2016: the year where the sports teams lead by example in the fight against climate change

Roy Bedlow, Chief Executive and co-founder of renewable energy investment company, Low Carbon, discusses the post – COP21 environment and why sporting organisations can do more to combat the harmful effects of climate change

The Paris Climate Change Summit (COP21) saw world leaders and large businesses gather to decide upon a global deal to help mitigate the negative effects of climate change. Amongst the key outcomes of this conference was a landmark deal, agreed by all 195 nations to cut greenhouse gas emissions to a level which will ‘cap’ the global average temperature to a rise below 2 degrees. Furthermore, $100 billion a year in climate finance will be made available for developing countries by 2020.

It’s clear to see that real progress is being made, but it isn’t just politicians and businesses such as Google and IKEA that can lead the way in making ‘carbon neutral’ pledges. All sectors and areas of industry across the world can make sustainable changes to help fuel the low carbon economy. The sporting industry in particular can lead by example and make a positive impact in the fight against climate change.

Football and rugby teams for instance are all cherished by their fans – many dedicate their lives to whole-heartedly following their clubs through each highly-anticipated game. But there is a golden opportunity for the influence of sport clubs to extend beyond what is played out on the pitch. Sports clubs across the UK should take the opportunity to become fully sustainable outfits in 2016 and beyond.

The state of play

Land Rover BAR is an example of a sporting organisation at the forefront of sustainable best practice. At Low Carbon, we are proud to have partnered with Land Rover BAR to help reduce the emissions from the team’s base. Furthermore, the flagship Portsmouth facility also promotes sustainability throughout with a solar PV installation which will save more than 60 tonnes of CO2 per year.

It’s not just impressive renewable energy installations that make this building so innovative. The team are taking things further by actively engaging with the local community, school pupils and visitors with sustainability projects and renewable energy technology and their benefits. It is this kind of engagement that can truly help people make sustainable and ‘energy-saving’ changes in their own daily lives – a vital component in the fight against climate change.

In 2016, we hope to see more sporting organisations follow in Land Rover BAR’s footsteps, taking the opportunity to turn commercial buildings such as stadiums and clubs into highly energy efficient ones, and to inspire future generations to be more energy efficient.

Team Principal and Skipper Ben Ainslie said: “We are in a really unique position to raise awareness and accelerate the adoption of solutions to combat our reliance on unsustainable resources.
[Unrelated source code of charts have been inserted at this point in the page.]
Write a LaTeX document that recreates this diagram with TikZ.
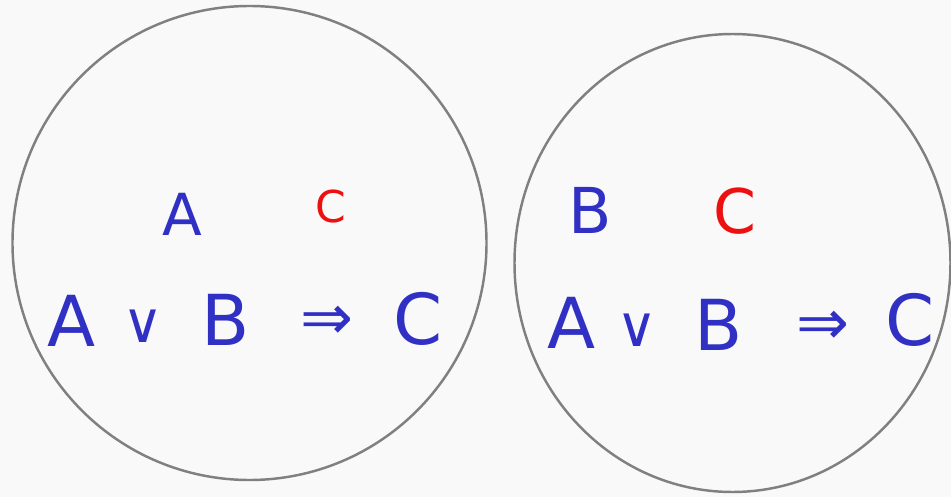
\documentclass[tikz,border=0pt]{standalone}
\usepackage{fontspec}
\setmainfont{DejaVu Sans}
\definecolor{penblue}{RGB}{48,48,196}
\definecolor{penred}{RGB}{236,16,16}
\definecolor{rimgray}{RGB}{128,128,128}
\definecolor{paper}{RGB}{249,249,249}
\tikzset{
  world/.style={draw=rimgray, line width=1.4pt},
  blueterm/.style={text=penblue, inner sep=0pt, font=\fontsize{#1}{#1}\selectfont},
  redterm/.style={text=penred, inner sep=0pt, font=\fontsize{#1}{#1}\selectfont}
}
\begin{document}
\begin{tikzpicture}[x=0.02cm, y=-0.02cm]
    % page
    \fill[paper] (0,0) rectangle (951,497);
    \useasboundingbox (0,0) rectangle (951,497);

    % First world
    \draw[world] (249.5,243) circle (237);
    \node[blueterm=33] (a1) at (182,214) {A};
    \node[redterm=25] (c1) at (331,207) {C};
    \node[blueterm=40] (fa1) at (72,321) {A};
    \node[blueterm=32] (for1) at (143,326) {∨};
    \node[blueterm=40] (fb1) at (226,320) {B};
    \node[blueterm=36] (fimp1) at (327,323) {⇒};
    \node[blueterm=40] (fc1) at (418,319) {C};

    % Second world
    \draw[world] (732.5,263) ellipse (218 and 229);
    \node[blueterm=36] (b2) at (590,210) {B};
    \node[redterm=35] (c2) at (735,211) {C};
    \node[blueterm=40] (fa2) at (572,323) {A};
    \node[blueterm=32] (for2) at (637,330) {∨};
    \node[blueterm=40] (fb2) at (719,325) {B};
    \node[blueterm=36] (fimp2) at (823,328) {⇒};
    \node[blueterm=40] (fc2) at (910,320) {C};
\end{tikzpicture}
\end{document}
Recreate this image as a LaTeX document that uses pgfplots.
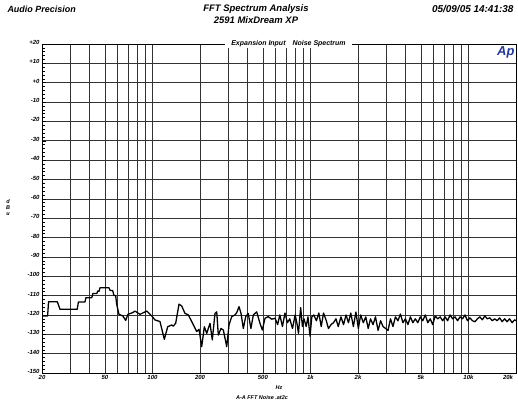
\documentclass[border=0pt]{standalone}
\usepackage{pgfplots}
\pgfplotsset{compat=1.18}
\usepackage{fontspec}
\setmainfont{Liberation Sans}
\definecolor{apblue}{RGB}{35,55,160}
\begin{document}
\begin{tikzpicture}
\useasboundingbox (0bp,0bp) rectangle (518bp,403bp);
\begin{axis}[
  at={(42bp,30bp)}, anchor=south west,
  scale only axis, width=474bp, height=329bp,
  xmode=log, log basis x=10,
  xmin=20, xmax=20000, ymin=-150, ymax=20,
  xtick={20,30,40,50,60,70,80,90,100,200,300,400,500,600,700,800,900,1000,2000,3000,4000,5000,6000,7000,8000,9000,10000,20000},
  xticklabels={20,,,50,,,,,100,200,,,500,,,,,1k,2k,,,5k,,,,,10k,\makebox[0pt][r]{20k\hspace{3bp}}},
  ytick={20,10,...,-150},
  yticklabels={+20,+10,+0,-10,-20,-30,-40,-50,-60,-70,-80,-90,-100,-110,-120,-130,-140,-150},
  minor y tick num=4,
  ytick pos=left,
  tick align=inside,
  major tick length=4.5bp, minor tick length=3bp,
  xtick style={draw=none},
  minor x tick style={draw=none},
  ymajorgrids, xmajorgrids,
  major grid style={black!80, line width=0.6pt},
  axis line style={black, line width=0.9pt},
  tick style={black, line width=0.5pt},
  ticklabel style={font=\fontsize{6}{7}\selectfont\bfseries\itshape},
  /pgf/number format/assume math mode=true,
  yticklabel style={xshift=1bp, yshift=1.5bp},
  xticklabel style={yshift=1bp},
  clip=true,
]
\addplot[black, line width=1.3pt, line join=round] coordinates {
(20,-120.5) (21.7,-120.5) (22,-113.2) (25,-113.2) (26,-117.1) (33.4,-117.1)
(34,-113.3) (37.4,-113.3) (37.9,-111.1) (41.3,-111.1) (42,-108.9) (44.5,-108.9)
(45,-107.7) (46,-107.7) (46.5,-106) (53.1,-106) (54,-107.4) (56,-107.4)
(57.1,-110) (58.5,-110) (59.4,-114.5) (61.4,-119.7) (64.9,-120.5) (67.7,-122.8)
(70,-119.7) (75,-118.8) (77.6,-118) (83.4,-119.7) (92,-118) (99,-120.5)
(103.8,-122.6) (111.6,-123.4) (118.9,-132.6) (124.9,-126.1) (132.4,-125.2)
(135.5,-125.8) (140.3,-124.3) (147.3,-114.4) (153.2,-115.4) (160.7,-119.2)
(168.7,-120) (177.2,-123.4) (190.6,-128.6) (197.1,-127.4) (205,-136.4)
(213,-126.1) (220.6,-129.5) (231.4,-124.3) (239.2,-132.9) (248.8,-119.2)
(255.2,-118.4) (261.2,-130.4) (271.6,-127) (281,-127.8) (295.2,-136.4)
(305.2,-125.2) (317.4,-120.9) (333.2,-120) (341.6,-118.8) (353.2,-115.7)
(363.6,-119.2) (376,-127) (389.2,-120.9) (404,-119.2) (420,-127) (435,-120)
(457,-118.4) (479,-124.3) (496,-127.8) (516,-121.7) (541,-120.9) (569,-122.2)
(597,-121.7) (620,-125) (640,-120) (665,-126) (690,-119) (715,-124) (740,-122)
(770,-127) (800,-120) (820,-124) (840,-129.5) (867,-116.2) (890,-126) (910,-122)
(940,-126) (965,-121) (994,-131) (1020,-121) (1050,-120) (1090,-123) (1130,-119)
(1170,-126) (1210,-119) (1260,-123) (1300,-127) (1350,-125) (1400,-124)
(1450,-122) (1500,-126) (1560,-121) (1620,-125) (1680,-120) (1740,-124)
(1800,-119) (1870,-126) (1940,-118.5) (2010,-127) (2080,-120) (2160,-124)
(2240,-121) (2320,-127) (2400,-122) (2490,-125) (2580,-121) (2680,-128)
(2780,-123) (2880,-126) (2990,-127) (3100,-128) (3210,-122) (3330,-126)
(3450,-121) (3580,-123) (3710,-119.5) (3850,-124) (3990,-122) (4140,-125)
(4290,-121) (4450,-124) (4610,-122) (4780,-124) (4960,-121) (5140,-123)
(5330,-120) (5530,-124) (5730,-122) (5940,-125) (6160,-120.5) (6390,-122)
(6620,-121) (6870,-123) (7120,-121) (7380,-123) (7650,-120) (7940,-122)
(8230,-121) (8530,-123) (8850,-121) (9170,-122) (9510,-120) (9860,-123)
(10220,-121.5) (10600,-123) (11000,-123.5) (11400,-122) (11800,-121)
(12250,-122.5) (12700,-120.5) (13150,-122) (13650,-121.5) (14150,-123)
(14650,-122) (15200,-123) (15750,-121.5) (16350,-123.5) (16950,-122)
(17550,-123.5) (18200,-122) (18900,-124) (19600,-122.5) (20000,-123)
};
\end{axis}
% header texts
\node[anchor=west, font=\fontsize{9}{10}\selectfont\bfseries\itshape] at (4bp,394bp) {Audio Precision};
\node[anchor=east, font=\fontsize{10}{11}\selectfont\bfseries\itshape] at (517bp,394bp) {05/09/05 14:41:38};
\node[font=\fontsize{9.5}{10}\selectfont\bfseries\itshape] at (256bp,394bp) {FFT Spectrum Analysis};
\node[font=\fontsize{9.5}{10}\selectfont\bfseries\itshape] at (256bp,383bp) {2591 MixDream XP};
\node[fill=white, inner xsep=6bp, inner ysep=1bp, font=\fontsize{7}{8}\selectfont\bfseries\itshape] at (288.5bp,359.5bp) {Expansion Input\hspace{7bp}Noise Spectrum};
\node[text=apblue, font=\fontsize{13}{14}\selectfont\bfseries\itshape, anchor=east] at (518bp,351bp) {Ap};
\node[font=\fontsize{5.5}{6}\selectfont\bfseries\itshape] at (8bp,201bp) {d};
\node[font=\fontsize{5.5}{6}\selectfont\bfseries\itshape] at (8bp,195bp) {B};
\node[font=\fontsize{5.5}{6}\selectfont\bfseries\itshape] at (8bp,189bp) {u};
\node[font=\fontsize{5.5}{6}\selectfont\bfseries\itshape] at (279bp,15bp) {Hz};
\node[font=\fontsize{5.5}{6}\selectfont\bfseries\itshape] at (262bp,5bp) {A-A FFT Noise .at2c};
\end{tikzpicture}
\end{document}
We are committed to reducing our own environmental footprint and working with our partners to identify new innovative solutions to deliver further positive change and communicate this widely.”

Innovative approaches

If COP21 taught us anything, it’s that all areas of industry from business to investment companies need to re-imagine their approach to tackling climate change. It’s smaller changes that can often count the most, from encouraging employee behavioural change to harnessing technology for stronger insights into carbon footprints.

Land Rover BAR is a prime example of company using technology to aid in protecting local habitats. In partnership with Newport Rhode Island -based organisation 11th Hour Racing, the Land Rover BAR team is taking measurable steps in promoting the health of marine environments for future generations. For example, sending data from their boats back to a team of sustainability designers at the headquarters, rather than needing polluting powerboats to follow the sailing team all of the time, is significantly reducing the team’s environmental impact on local waters. This is but one vital step to becoming the most sustainable sports team in the world.

Wendy Schmidt, 11th Hour Racing Co-Founder commented: “As the Exclusive Sustainability Partner for Land Rover BAR, 11th Hour Racing has stepped up to demonstrate how social, economic and environmental responsibility can be built in–not as afterthoughts, but as key ingredients to a successful sports program.

There is a sense of accomplishment for everyone involved, knowing that sporting triumphs can be pursued while looking after the world’s precious marine resources and habitats, advancing new technologies in energy, water, and material management systems, and enriching local communities. We think this message can resonate with a wide public audience that is already engaged with The America’s Cup and with Sir Ben Ainslie. How really exciting it would be to equate success in one of the world’s most competitive sailing races with efforts to make our waters and the oceans healthier and cleaner?

On land, it’s been a pleasure working with Low Carbon to find practical solutions to power Land Rover BAR in its America’s Cup campaign. This is a great example of how focused organizations can further their missions within the guidelines set by the Paris Agreement.”

What lies ahead

It is not just the responsibility of global governments, investors and businesses to take the charge on reducing greenhouse emissions post COP21. Sports clubs arguably hold some of the most privileged positions in society and have a tremendous opportunity to inspire and educate the next generation on how to be truly sustainable. Large and influential sports club should look to create a long-lasting culture which aims to drive sustainability and eco-friendly actions through as second nature.